Similar to the Hogben test, a small amount of the women's urine would be injected into the dorsal lymph sac of the male frog. Pregnant women contain the hormone human chorionic gonadotrophin in their urine. Therefore the presence of this hormone in the urine injected into the male frog, would cause the frog to release sperm within three hours. The sperm cells can be seen under a microscope. This procedure is painless for the frog, and the frog can be reused for another test after 2 weeks.
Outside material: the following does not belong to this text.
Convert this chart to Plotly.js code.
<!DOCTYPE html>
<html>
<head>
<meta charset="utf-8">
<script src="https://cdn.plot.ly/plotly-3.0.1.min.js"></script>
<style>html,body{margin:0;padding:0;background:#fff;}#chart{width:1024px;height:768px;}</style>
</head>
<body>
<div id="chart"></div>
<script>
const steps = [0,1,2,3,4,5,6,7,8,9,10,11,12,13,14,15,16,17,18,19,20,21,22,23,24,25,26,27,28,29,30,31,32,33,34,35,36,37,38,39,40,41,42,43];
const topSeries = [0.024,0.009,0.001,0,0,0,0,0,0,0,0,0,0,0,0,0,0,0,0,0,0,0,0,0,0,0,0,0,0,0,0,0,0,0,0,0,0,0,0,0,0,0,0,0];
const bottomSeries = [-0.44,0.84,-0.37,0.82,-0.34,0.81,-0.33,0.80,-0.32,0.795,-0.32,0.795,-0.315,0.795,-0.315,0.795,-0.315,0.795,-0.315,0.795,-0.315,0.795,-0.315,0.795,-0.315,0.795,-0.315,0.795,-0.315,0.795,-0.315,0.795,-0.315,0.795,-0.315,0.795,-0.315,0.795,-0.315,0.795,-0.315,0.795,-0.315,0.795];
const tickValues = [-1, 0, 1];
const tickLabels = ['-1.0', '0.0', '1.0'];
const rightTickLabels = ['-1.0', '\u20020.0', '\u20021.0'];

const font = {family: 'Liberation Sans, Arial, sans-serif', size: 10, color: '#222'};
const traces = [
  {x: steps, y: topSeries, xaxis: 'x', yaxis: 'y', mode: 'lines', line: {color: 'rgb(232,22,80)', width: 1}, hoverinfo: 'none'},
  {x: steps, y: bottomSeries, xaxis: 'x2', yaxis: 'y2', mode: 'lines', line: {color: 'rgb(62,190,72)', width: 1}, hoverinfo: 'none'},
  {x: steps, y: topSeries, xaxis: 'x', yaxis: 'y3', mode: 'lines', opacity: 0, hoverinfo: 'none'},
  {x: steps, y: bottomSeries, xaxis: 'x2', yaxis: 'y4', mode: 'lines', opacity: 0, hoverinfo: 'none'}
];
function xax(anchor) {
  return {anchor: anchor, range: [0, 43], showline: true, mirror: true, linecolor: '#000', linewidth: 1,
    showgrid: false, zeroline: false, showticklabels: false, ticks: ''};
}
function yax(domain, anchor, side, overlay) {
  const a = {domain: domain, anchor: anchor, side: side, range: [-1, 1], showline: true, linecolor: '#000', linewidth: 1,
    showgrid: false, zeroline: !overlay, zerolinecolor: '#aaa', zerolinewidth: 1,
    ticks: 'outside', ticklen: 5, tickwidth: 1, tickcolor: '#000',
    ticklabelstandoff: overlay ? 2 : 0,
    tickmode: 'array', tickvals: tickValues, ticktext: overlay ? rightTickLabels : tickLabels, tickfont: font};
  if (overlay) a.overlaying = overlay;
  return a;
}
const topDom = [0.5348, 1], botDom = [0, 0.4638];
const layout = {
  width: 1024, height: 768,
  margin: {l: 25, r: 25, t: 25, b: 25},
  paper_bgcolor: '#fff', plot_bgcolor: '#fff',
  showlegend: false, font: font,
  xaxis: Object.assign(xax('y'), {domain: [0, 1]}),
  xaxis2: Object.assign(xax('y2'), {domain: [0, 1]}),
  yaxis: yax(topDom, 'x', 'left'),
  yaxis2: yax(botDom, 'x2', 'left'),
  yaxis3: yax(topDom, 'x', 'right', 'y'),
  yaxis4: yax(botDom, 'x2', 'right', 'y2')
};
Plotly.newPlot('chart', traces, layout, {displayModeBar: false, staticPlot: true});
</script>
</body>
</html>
After the suggestions of male frog species for pregnancy tests, researchers had been working on the validation of the accuracy of the test, by ruling out other possible sources that led to the presence of mature living spermatozoa in male frogs' urine. It was found that dry northern leopard frogs would be especially sensitive to distilled water and less sensitive to the gonadotropic hormone. Some further methods to improve accuracy were also suggested.